| EXERCISE AIM |
Check each line below for the word "with", and copy those that have it.

| RECORDED DATA |
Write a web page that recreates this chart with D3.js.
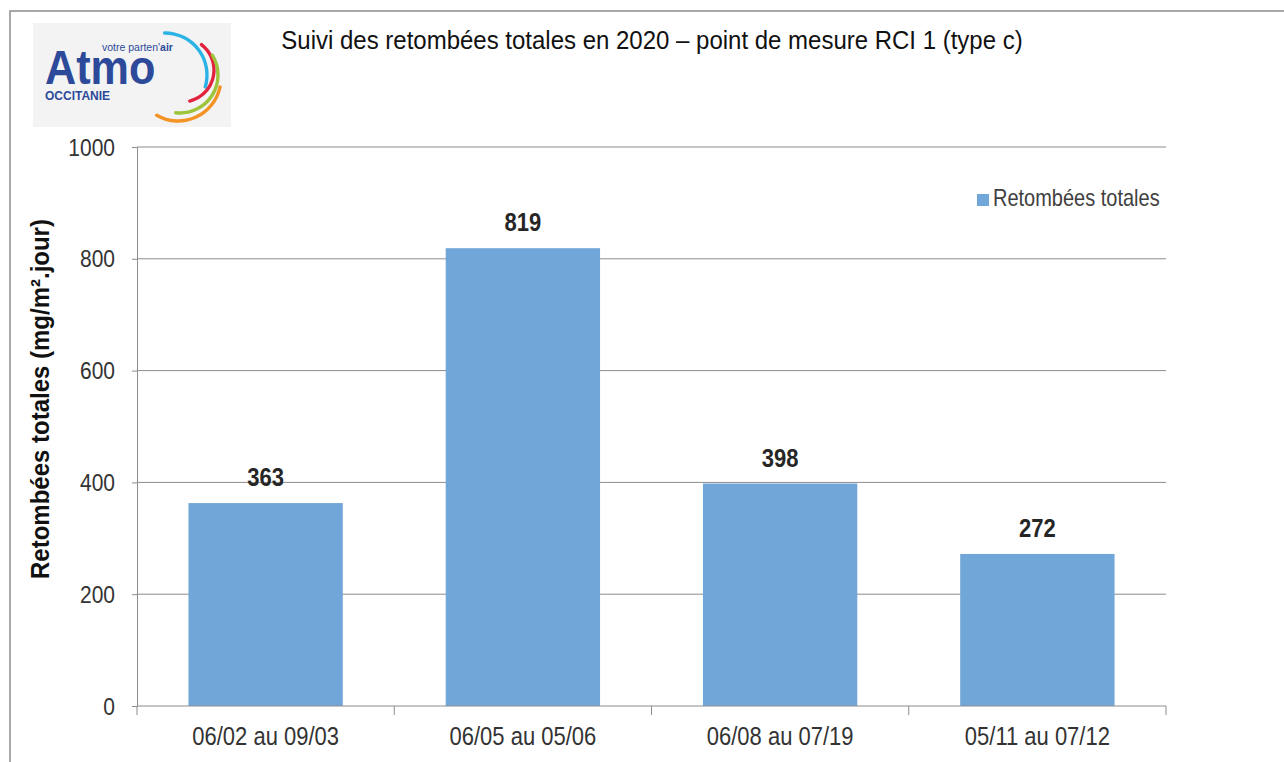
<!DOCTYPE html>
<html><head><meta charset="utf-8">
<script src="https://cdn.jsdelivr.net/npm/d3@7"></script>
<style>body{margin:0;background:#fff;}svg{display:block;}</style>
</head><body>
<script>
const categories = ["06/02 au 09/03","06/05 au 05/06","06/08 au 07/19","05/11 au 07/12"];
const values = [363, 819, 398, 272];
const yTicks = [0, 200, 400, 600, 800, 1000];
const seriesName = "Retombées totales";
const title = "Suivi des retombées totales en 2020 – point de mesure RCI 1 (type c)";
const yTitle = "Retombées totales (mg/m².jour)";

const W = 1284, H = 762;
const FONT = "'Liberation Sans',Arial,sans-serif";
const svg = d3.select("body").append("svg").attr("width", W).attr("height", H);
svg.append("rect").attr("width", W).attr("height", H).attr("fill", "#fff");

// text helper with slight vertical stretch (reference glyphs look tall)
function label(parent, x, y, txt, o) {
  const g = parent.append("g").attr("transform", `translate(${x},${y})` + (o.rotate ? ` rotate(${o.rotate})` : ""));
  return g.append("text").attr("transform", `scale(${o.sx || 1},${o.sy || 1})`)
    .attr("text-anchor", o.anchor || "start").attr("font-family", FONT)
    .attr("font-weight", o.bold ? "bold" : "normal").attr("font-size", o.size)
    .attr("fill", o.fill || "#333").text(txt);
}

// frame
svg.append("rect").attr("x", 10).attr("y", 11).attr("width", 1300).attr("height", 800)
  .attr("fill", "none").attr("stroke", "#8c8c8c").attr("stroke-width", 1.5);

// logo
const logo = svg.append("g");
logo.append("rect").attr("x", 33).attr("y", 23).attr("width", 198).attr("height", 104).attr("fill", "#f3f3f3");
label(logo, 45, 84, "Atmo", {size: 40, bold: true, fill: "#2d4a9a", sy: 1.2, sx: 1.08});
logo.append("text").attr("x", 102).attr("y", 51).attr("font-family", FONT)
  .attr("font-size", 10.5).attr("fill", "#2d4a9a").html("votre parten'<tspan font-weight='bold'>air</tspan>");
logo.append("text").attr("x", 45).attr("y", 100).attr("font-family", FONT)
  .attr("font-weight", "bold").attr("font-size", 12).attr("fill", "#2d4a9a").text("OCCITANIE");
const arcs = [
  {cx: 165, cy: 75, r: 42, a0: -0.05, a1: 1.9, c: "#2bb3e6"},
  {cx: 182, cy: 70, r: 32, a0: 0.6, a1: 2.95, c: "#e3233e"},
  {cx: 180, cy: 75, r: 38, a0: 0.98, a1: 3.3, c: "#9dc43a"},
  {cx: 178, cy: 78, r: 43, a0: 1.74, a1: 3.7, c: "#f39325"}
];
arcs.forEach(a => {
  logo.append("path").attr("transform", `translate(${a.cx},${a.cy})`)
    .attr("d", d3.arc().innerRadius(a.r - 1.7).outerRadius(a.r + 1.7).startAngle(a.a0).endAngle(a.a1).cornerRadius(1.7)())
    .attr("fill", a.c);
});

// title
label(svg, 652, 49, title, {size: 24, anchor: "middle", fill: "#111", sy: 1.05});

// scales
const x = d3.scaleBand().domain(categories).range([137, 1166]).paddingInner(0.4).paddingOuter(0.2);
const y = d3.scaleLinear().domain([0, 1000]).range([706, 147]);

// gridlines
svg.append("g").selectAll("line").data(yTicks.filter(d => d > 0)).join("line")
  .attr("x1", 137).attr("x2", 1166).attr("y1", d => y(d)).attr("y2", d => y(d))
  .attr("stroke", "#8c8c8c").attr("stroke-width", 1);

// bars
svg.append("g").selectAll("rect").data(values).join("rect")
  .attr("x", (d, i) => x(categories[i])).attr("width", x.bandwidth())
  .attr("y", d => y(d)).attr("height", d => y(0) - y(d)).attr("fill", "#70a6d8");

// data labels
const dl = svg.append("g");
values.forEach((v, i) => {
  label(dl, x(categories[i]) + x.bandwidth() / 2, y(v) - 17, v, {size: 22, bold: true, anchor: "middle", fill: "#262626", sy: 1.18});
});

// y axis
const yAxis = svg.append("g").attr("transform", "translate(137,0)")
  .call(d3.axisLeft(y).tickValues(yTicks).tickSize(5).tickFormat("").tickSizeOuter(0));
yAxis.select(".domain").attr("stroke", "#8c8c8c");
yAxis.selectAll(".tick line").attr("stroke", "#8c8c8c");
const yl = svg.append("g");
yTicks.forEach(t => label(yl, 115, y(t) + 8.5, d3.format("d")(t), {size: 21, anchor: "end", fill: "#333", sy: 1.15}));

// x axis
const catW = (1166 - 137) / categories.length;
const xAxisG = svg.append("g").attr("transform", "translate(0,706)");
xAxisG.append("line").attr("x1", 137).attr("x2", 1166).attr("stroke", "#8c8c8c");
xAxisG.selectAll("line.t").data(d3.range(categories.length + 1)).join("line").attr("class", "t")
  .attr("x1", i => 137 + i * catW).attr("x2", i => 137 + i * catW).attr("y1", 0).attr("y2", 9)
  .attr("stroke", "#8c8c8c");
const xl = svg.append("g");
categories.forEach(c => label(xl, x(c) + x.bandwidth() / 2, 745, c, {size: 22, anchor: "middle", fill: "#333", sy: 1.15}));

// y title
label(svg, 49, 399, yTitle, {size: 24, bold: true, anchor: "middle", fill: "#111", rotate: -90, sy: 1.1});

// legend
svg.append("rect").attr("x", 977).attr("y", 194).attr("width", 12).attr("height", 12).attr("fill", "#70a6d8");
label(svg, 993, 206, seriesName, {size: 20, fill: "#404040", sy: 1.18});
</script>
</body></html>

| SOLUTION FOR THIS EXERCISE |
Write a web page that recreates this chart with D3.js.
// text helper with slight vertical stretch (reference glyphs look tall)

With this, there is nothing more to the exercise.